Sea o no verdad lo publicado por el mencionado ex agente comunista, lo cierto es que en 1963 se estrenó en Alemania El Vicario, de Rolf Hochhuth, obra en la que se retrata al Papa Pacelli como un hombre frío que no adoptó medidas ni expresó una clara posición contra el Holocausto. Un año más tarde la obra de Hochhuth fue llevada a los escenarios de Nueva York y posteriormente traducida a veinte idiomas, pasándose a convertir con el tiempo en la referencia obligada para un alubión de artículos y libros en los que se ha ido desarrollando y engordando -en ocasiones hasta extremos ridículos- la mencionada leyenda negra en torno a las relaciones de la Iglesia y el Papa con el nacionalsocialismo. Uno de los últimos y destacados capítulos de este culebrón -que periódicamente es actualizado por diferentes medios- fue la versión cinematográfica de El Vicario, dirigida por Costa Gavras, en el 2002, con el título de Amén.

*Luis Alonso Somarriba, licenciado en Filosofía y Letras (Historia),
profesor de Historia del IES. Murieras (Cantabria).

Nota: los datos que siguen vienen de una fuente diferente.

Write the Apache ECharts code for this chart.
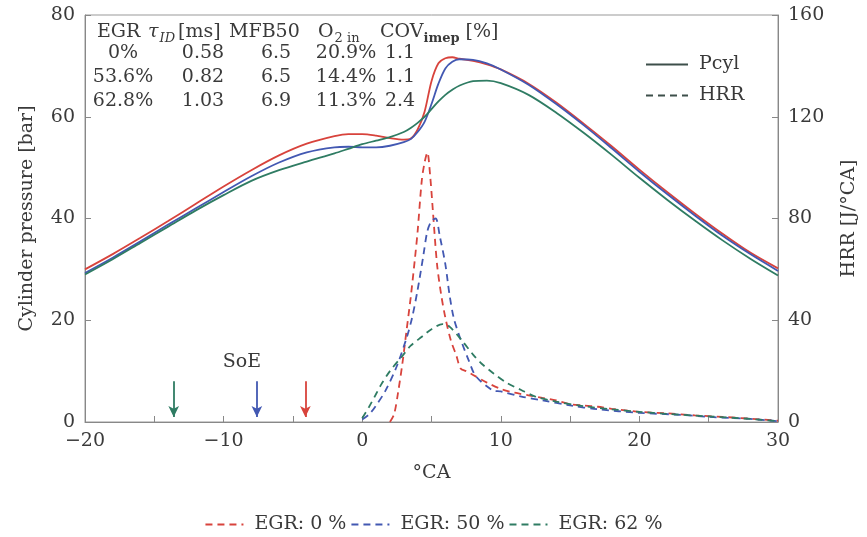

Santander, abril del 2009.

NOTAS:
(1) El 25 de marzo de 1928, el Vaticano, a través del Santo Oficio, condenaba el antisemitismo:”la Sede Apostólica condena de la manera más decidida el odio contra el pueblo, un tiempo elegido por Dios, un odio que hoy se acostumbra a llamar con el nombre de antisemitismo”, AAS XX/1928, pp. 103-104.
(2) En 1937 los católicos representaban aproximadamente 1/3 de la población alemana.

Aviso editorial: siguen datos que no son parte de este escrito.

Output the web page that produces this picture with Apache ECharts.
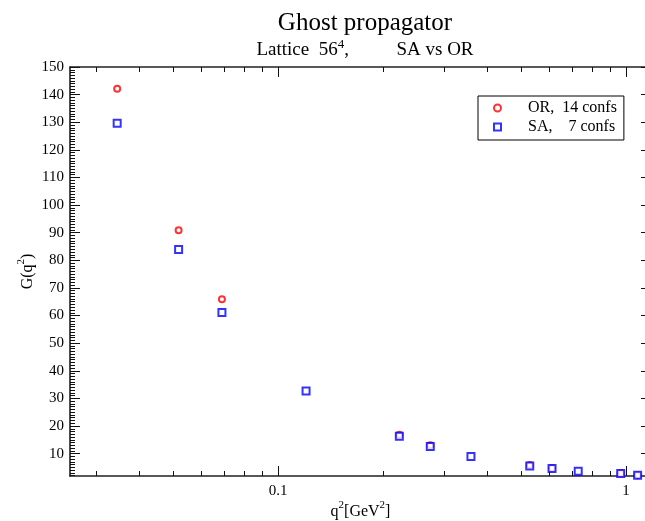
<!DOCTYPE html>
<html><head><meta charset="utf-8">
<script src="https://cdn.jsdelivr.net/npm/echarts@6/dist/echarts.min.js"></script>
<style>html,body{margin:0;padding:0;background:#fff}#c{width:645px;height:521px}</style>
</head><body><div id="c"></div>
<script>
// Data
const orQ2 = [0.0345, 0.0518, 0.0690, 0.2232, 0.2739, 0.529, 0.613, 0.9656, 1.080];
const orG  = [142.1, 90.9, 65.9, 16.8, 13.0, 5.9, 4.7, 2.9, 2.2];
const saQ2 = [0.0345, 0.0518, 0.0690, 0.1204, 0.2232, 0.2739, 0.3585, 0.529, 0.613, 0.729, 0.9656, 1.080];
const saG  = [129.6, 83.9, 61.1, 32.7, 16.3, 12.6, 9.0, 5.5, 4.6, 3.6, 2.8, 2.2];
const seriesNames = ['OR,  14 confs', 'SA,    7 confs'];
const xMajorTicks = [0.1, 1];
const xMinorTicks = [0.03, 0.04, 0.05, 0.06, 0.07, 0.08, 0.09, 0.2, 0.3, 0.4, 0.5, 0.6, 0.7, 0.8, 0.9];
const yMajorTicks = [10, 20, 30, 40, 50, 60, 70, 80, 90, 100, 110, 120, 130, 140, 150];
const yMinorTicks = [2,3,4,5,6,7,8,9,10,11,12,13,14,15,16,17,18,19,20,21,22,23,24,25,26,27,28,29,30,31,32,33,34,35,36,37,38,39,40,41,42,43,44,45,46,47,48,49,50,51,52,53,54,55,56,57,58,59,60,61,62,63,64,65,66,67,68,69,70,71,72,73,74,75,76,77,78,79,80,81,82,83,84,85,86,87,88,89,90,91,92,93,94,95,96,97,98,99,100,101,102,103,104,105,106,107,108,109,110,111,112,113,114,115,116,117,118,119,120,121,122,123,124,125,126,127,128,129,130,131,132,133,134,135,136,137,138,139,140,141,142,143,144,145,146,147,148,149,150];

const FONT = '"Liberation Serif", "DejaVu Serif", serif';
const X_MIN = 0.02525, X_MAX = 1.18, Y_MIN = 1.9, Y_MAX = 150;

function xAx(pos, ticks, len, showLabel, showLine, extra) {
  return Object.assign({
    type: 'log', logBase: 10, min: X_MIN, max: X_MAX, position: pos,
    axisLine: { show: showLine, onZero: false, lineStyle: { color: '#222', width: 1.5 } },
    axisTick: { show: true, inside: true, length: len, customValues: ticks, lineStyle: { color: '#111', width: 1 } },
    axisLabel: showLabel ? { show: true, customValues: ticks, fontFamily: FONT, fontSize: 15, color: '#000', margin: 8,
      formatter: v => String(+Number(v).toPrecision(3)) } : { show: false },
    splitLine: { show: false }, minorTick: { show: false }
  }, extra || {});
}
function yAx(pos, ticks, len, showLabel, showLine, extra) {
  return Object.assign({
    type: 'value', min: Y_MIN, max: Y_MAX, position: pos,
    axisLine: { show: showLine, onZero: false, lineStyle: { color: '#111', width: 1.5 } },
    axisTick: { show: true, inside: true, length: len, customValues: ticks, lineStyle: { color: '#111', width: 1 } },
    axisLabel: showLabel ? { show: true, customValues: ticks, fontFamily: FONT, fontSize: 15, color: '#000', margin: 6 } : { show: false },
    splitLine: { show: false }
  }, extra || {});
}

const chart = echarts.init(document.getElementById('c'), null, { renderer: 'canvas' });
chart.setOption({
  backgroundColor: '#fff',
  animation: false,
  title: [
    { text: 'Ghost propagator', left: 360, top: 6, textAlign: 'center',
      textStyle: { fontFamily: FONT, fontSize: 25, fontWeight: 'normal', color: '#000' } },
    { text: '{a|Lattice  56}{s|4}{a|,          SA vs OR}', left: 360, top: 33, textAlign: 'center',
      textStyle: { fontWeight: 'normal', rich: {
        a: { fontFamily: FONT, fontSize: 19, fontWeight: 'normal', color: '#000', lineHeight: 22, verticalAlign: 'bottom' },
        s: { fontFamily: FONT, fontSize: 13, fontWeight: 'normal', color: '#000', lineHeight: 22, verticalAlign: 'top', padding: [0, 0, 12, 0] }
      } } }
  ],
  legend: {
    data: [{ name: seriesNames[0], icon: 'emptyCircle' }, { name: seriesNames[1], icon: 'emptyRect' }],
    orient: 'vertical', left: 478, top: 96,
    itemWidth: 7, itemHeight: 7, itemGap: 1, padding: [3, 7, 4, 15],
    borderColor: '#000', borderWidth: 1, backgroundColor: '#fff',
    textStyle: { fontFamily: FONT, fontSize: 16, color: '#000', lineHeight: 18, padding: [0, 0, 0, 22] }
  },
  grid: { left: 70, width: 581, top: 67, bottom: 45, containLabel: false, outerBoundsMode: 'none' },
  xAxis: [
    xAx('bottom', xMajorTicks, 10, true, true, {
      name: '{a|q}{s|2}{a|[GeV}{s|2}{a|]}', nameLocation: 'middle', nameGap: 24, nameMoveOverlap: false,
      nameTextStyle: { rich: {
        a: { fontFamily: FONT, fontSize: 16, color: '#000', lineHeight: 20, verticalAlign: 'bottom' },
        s: { fontFamily: FONT, fontSize: 11, color: '#000', lineHeight: 20, verticalAlign: 'top' }
      } } }),
    xAx('bottom', xMinorTicks, 5, false, false),
    xAx('top', xMajorTicks, 10, false, true),
    xAx('top', xMinorTicks, 5, false, false)
  ],
  yAxis: [
    yAx('left', yMajorTicks, 10, true, true, {
      name: '{a|G(q}{s|2}{a|)}', nameLocation: 'middle', nameGap: 34, nameRotate: 90, nameMoveOverlap: false,
      nameTextStyle: { rich: {
        a: { fontFamily: FONT, fontSize: 16, color: '#000', lineHeight: 20, verticalAlign: 'bottom' },
        s: { fontFamily: FONT, fontSize: 11, color: '#000', lineHeight: 20, verticalAlign: 'top' }
      } } }),
    yAx('left', yMinorTicks, 5, false, false),
    yAx('right', yMajorTicks, 10, false, true),
    yAx('right', yMinorTicks, 5, false, false)
  ],
  series: [
    { name: seriesNames[0], type: 'scatter', xAxisIndex: 0, yAxisIndex: 0,
      symbol: 'emptyCircle', symbolSize: 6,
      itemStyle: { color: '#ff0000', borderColor: '#ff0000', borderWidth: 1.5 },
      data: orQ2.map((x, i) => [x, orG[i]]) },
    { name: seriesNames[1], type: 'scatter', xAxisIndex: 0, yAxisIndex: 0,
      symbol: 'emptyRect', symbolSize: 7,
      itemStyle: { color: '#0000ff', borderColor: '#0000ff', borderWidth: 1.5 },
      data: saQ2.map((x, i) => [x, saG[i]]) }
  ]
});
</script></body></html>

(3) Carta enviada al cardenal Carl Joseph Sculte.
(4) GRAF HUYN, Hans, Seréis como dioses. Vicios del pensamiento político y cultural del hombre de hoy. EIUNSA, Barcelona, 1991, p. 204.
(5) Ibid., pp. 204, 205.
(6) En parte, estos y otros datos fueron revelados por Pío XII en su discurso al Colegio Cardenalicio con motivo de la fiesta de San Eugenio, el 2 de junio de 1945.

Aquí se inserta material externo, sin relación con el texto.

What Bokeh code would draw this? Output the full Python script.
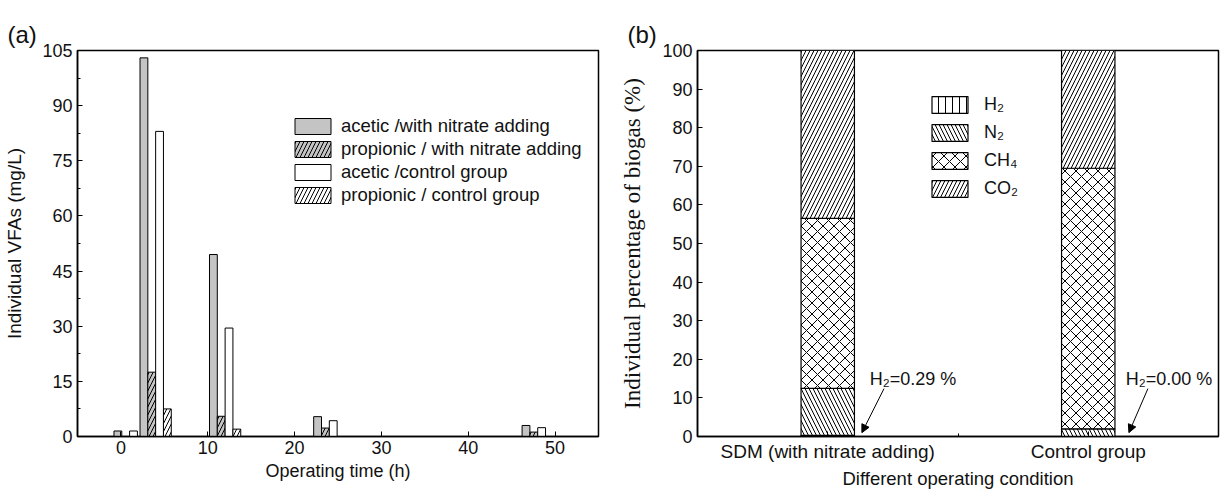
from bokeh.plotting import figure
from bokeh.models import (ColumnDataSource, Legend, LegendItem, Label, Arrow,
                          NormalHead, SingleIntervalTicker, FixedTicker)
from bokeh.layouts import row
from bokeh.embed import file_html
from bokeh.resources import INLINE

# ---------------- data: panel (a) ----------------
times = [1, 4, 12, 24, 48]
acetic_nitrate = [1.5, 103.0, 49.5, 5.4, 3.0]
propionic_nitrate = [0.0, 17.5, 5.5, 2.3, 1.2]
acetic_control = [1.5, 83.0, 29.5, 4.3, 2.4]
propionic_control = [0.0, 7.5, 2.0, 0.0, 0.0]
series_a = ["acetic /with nitrate adding", "propionic / with nitrate adding",
            "acetic /control group", "propionic / control group"]
x_ticks_a = [0, 10, 20, 30, 40, 50]

# ---------------- data: panel (b) ----------------
conditions = ["SDM (with nitrate adding)", "Control group"]
gases = ["H₂", "N₂", "CH₄", "CO₂"]
h2 = [0.29, 0.0]
n2 = [12.2, 2.0]
ch4 = [44.0, 67.5]
co2 = [43.51, 30.5]
h2_notes = ["H₂=0.29 %", "H₂=0.00 %"]

SANS = "Liberation Sans"
SERIF = "Liberation Serif"
GRAY = "#c4c4c4"
TXT = "#111111"


def style_axes(p):
    p.xgrid.visible = False
    p.ygrid.visible = False
    p.outline_line_color = "black"
    p.outline_line_width = 1.5
    for ax in (p.xaxis[0], p.yaxis[0]):
        ax.axis_line_color = "black"
        ax.axis_line_width = 1.5
        ax.major_tick_in = 5
        ax.major_tick_out = 0
        ax.minor_tick_in = 3
        ax.minor_tick_out = 0
        ax.major_tick_line_color = "black"
        ax.minor_tick_line_color = "black"
        ax.major_label_text_font = SANS
        ax.major_label_text_font_size = "18px"
        ax.major_label_text_color = TXT
        ax.axis_label_text_font = SANS
        ax.axis_label_text_font_style = "normal"
        ax.axis_label_text_color = TXT
        ax.major_label_standoff = 5
    p.xaxis.major_label_standoff = 4
    p.title.text_font = SANS
    p.title.text_font_size = "24px"
    p.title.text_font_style = "normal"
    p.title.text_color = TXT
    p.title.align = "left"
    p.title.standoff = 6


# ================= panel (a) =================
p1 = figure(width=608, height=492, x_range=(-5, 55), y_range=(0, 105),
            output_backend="svg", toolbar_location=None, title="(a)",
            min_border_left=77, min_border_right=10,
            min_border_top=49, min_border_bottom=55)
style_axes(p1)
p1.title.offset = -70
p1.xaxis.ticker = FixedTicker(ticks=x_ticks_a)
p1.yaxis.ticker = SingleIntervalTicker(interval=15, num_minor_ticks=2)
p1.xaxis.axis_label = "Operating time (h)"
p1.xaxis.axis_label_text_font_size = "18px"
p1.xaxis.axis_label_standoff = 4
p1.yaxis.axis_label = "Individual VFAs (mg/L)"
p1.yaxis.axis_label_text_font_size = "19px"
p1.yaxis.axis_label_standoff = 14

bar_w = 0.9
values_a = [acetic_nitrate, propionic_nitrate, acetic_control, propionic_control]
fills = [GRAY, GRAY, "white", "white"]
hatches = [" ", "/", " ", "/"]
items = []
for i, (vals, name) in enumerate(zip(values_a, series_a)):
    off = (i - 1.5) * bar_w
    src = ColumnDataSource(dict(x=[t + off for t in times], top=vals))
    r = p1.vbar(x="x", top="top", bottom=0, width=bar_w, source=src,
                fill_color=fills[i], line_color="black", line_width=1,
                hatch_pattern=hatches[i], hatch_color="black",
                hatch_scale=8, hatch_weight=1)
    items.append(LegendItem(label=name, renderers=[r]))

leg1 = Legend(items=items, location=(213, 230), padding=0, margin=0,
              spacing=1, glyph_width=45, glyph_height=20, label_height=20,
              label_standoff=6, label_text_font=SANS,
              label_text_font_size="18.5px", label_text_color=TXT,
              border_line_color=None, background_fill_alpha=0)
p1.add_layout(leg1)

# ================= panel (b) =================
p2 = figure(width=621, height=492, x_range=(0.5, 2.5), y_range=(0, 100),
            output_backend="svg", toolbar_location=None, title="(b)",
            min_border_left=89, min_border_right=11,
            min_border_top=50, min_border_bottom=56)
style_axes(p2)
p2.title.offset = -70
p2.xaxis.ticker = FixedTicker(ticks=[1, 2], minor_ticks=[1.5])
p2.xaxis.major_label_overrides = {1: conditions[0], 2: conditions[1]}
p2.xaxis.major_label_text_font_size = "19px"
p2.yaxis.ticker = SingleIntervalTicker(interval=10, num_minor_ticks=0)
p2.xaxis.axis_label = "Different operating condition"
p2.xaxis.axis_label_text_font_size = "18.5px"
p2.xaxis.axis_label_standoff = 3
p2.yaxis.axis_label = "Individual percentage of biogas (%)"
p2.yaxis.axis_label_text_font = SERIF
p2.yaxis.axis_label_text_font_size = "23px"
p2.yaxis.axis_label_standoff = 14

src2 = ColumnDataSource(dict(x=[1, 2], h2=h2, n2=n2, ch4=ch4, co2=co2))
rs = p2.vbar_stack(["h2", "n2", "ch4", "co2"], x="x", width=0.205,
                   source=src2, fill_color="white", line_color="black",
                   line_width=1.2, hatch_color="black", hatch_weight=1,
                   hatch_pattern=["|", "\\", "x", "/"],
                   hatch_scale=[7, 8, 11, 8])
items2 = [LegendItem(label=g, renderers=[r]) for g, r in zip(gases, rs)]
leg2 = Legend(items=items2, location=(230, 237), padding=0, margin=0,
              spacing=7, glyph_width=45, glyph_height=21, label_height=21,
              label_standoff=12, label_text_font=SANS,
              label_text_font_size="18px", label_text_color=TXT,
              border_line_color=None, background_fill_alpha=0)
p2.add_layout(leg2)

note_x = [1.161, 2.144]
arrow_start = [(1.216, 12.4), (2.229, 12.4)]
arrow_end = [(1.131, 1.0), (2.156, 1.0)]
for nx, txt, (sx, sy), (ex, ey) in zip(note_x, h2_notes, arrow_start, arrow_end):
    p2.add_layout(Label(x=nx, y=15.0, text=txt, text_font=SANS,
                        text_font_size="18px", text_baseline="middle",
                        text_color=TXT))
    p2.add_layout(Arrow(x_start=sx, y_start=sy, x_end=ex, y_end=ey,
                        line_color="black", line_width=1,
                        end=NormalHead(size=8, fill_color="black",
                                       line_color="black")))

layout = row(p1, p2, spacing=0)
open("out.html", "w").write(file_html(layout, INLINE))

(7) Citado en GRAF HUYN, Hans, op. cit., pág. 205.

BIBLIOGRAFÍA.
- BLET, Pierre: Pío XII y la Segunda Guerra Mundial en los Archivos vaticanos. Ed. San Pablo, 1999.
- GASPARI, Antonio: Los judíos, Pío XII y la leyenda negra. Ed. Planeta, 1999.
- TREVOR-ROPER, Hugh: Las conversaciones privadas de Hitler, 1941-1944. Ed. Crítica, Barcelona, 2004.